General News of Thursday, 26 July 2007

Source: .

Tell them to go to hell - Minister

Tell them to go and burn themselves in the sea

Outgoing Local Government and Rural Development Minister, Stephen Asamoah Boateng on Wednesday night lunged into his accusers, and irked by what he said was an unsubstantiated embezzlement allegation, asked them “to go to hell.”

Some officials of the Ghana School Feeding Programme are accusing the Minister of taking unilateral decisions that are gradually stifling the laudable programme, besides being responsible for 1.5 billion cedis unaccounted for.

“Tell them to go to hell… Tell them to go and burn themselves in the sea. Really I’m getting upset with these innuendoes and if Dr. Amoako Tuffour wants to come and discuss, he has every right to come and do that.

“If he doesn’t think that he can deal with me as he says, his younger brother: that’s what he is behaving like a senior brother who wants to hit the head of his younger brother and because he can’t have his way, then there are superiors and in this case the President, you understand, and the Chief of Staff.

“In fact he has been there and he has been told to provide some information for them and he hasn’t done it so really…I won’t answer that and I think my response that he can go and burn the sea is appropriate,” Asamoah Boateng told Joy News anchor Evans Mensah.

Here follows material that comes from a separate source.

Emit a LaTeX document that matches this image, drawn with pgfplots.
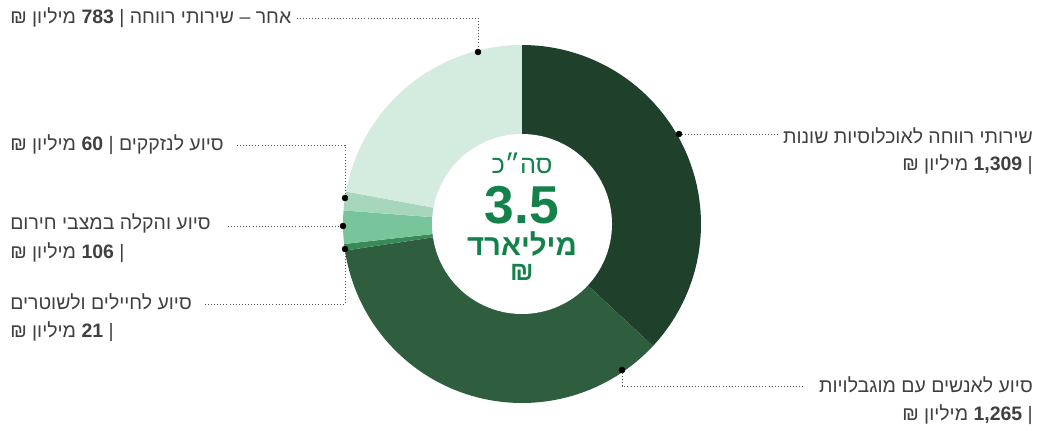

Some caterers contracted to cook for selected school children across the country under the School Feeding Programme that provides free meals for school children, are bitter that for the past six weeks they have not been given any monies to prepare the usual meals.

Some of the caterers told the Accra-based radio station -JOYFM - Alex Kobina Mensah they had had to borrow at current interest rates to sustain the programme in their schools, but the Programme Secretariat says it cannot be blamed because the Local Government Ministry is withholding the funds.

In a letter dated July 9, 2007, Minister of Local Government and Rural Development, Stephen Asamoah Boateng informed the Director of the School Feeding Secretariat, Dr. Amoako Tuffour, that Cabinet has decided to deal directly with Metropolitan, Municipal and District Assemblies, as part of its decentralization agenda.

The move was also to put some speed into the operations of the programme, because according to Mr. Asamoah Boateng, the programme was not delivering to expectation.

However, high ranking officials at the School Feeding Secretariat say the Minister took the decision unilaterally, a charge he vehemently denies.

One of the caterers said she was at the end of her wits end after borrowing huge sums to sustain the programme, rated number one in Africa by the NEPAD Secretariat. She hoped whatever differences existed would be resolved as soon as practicable.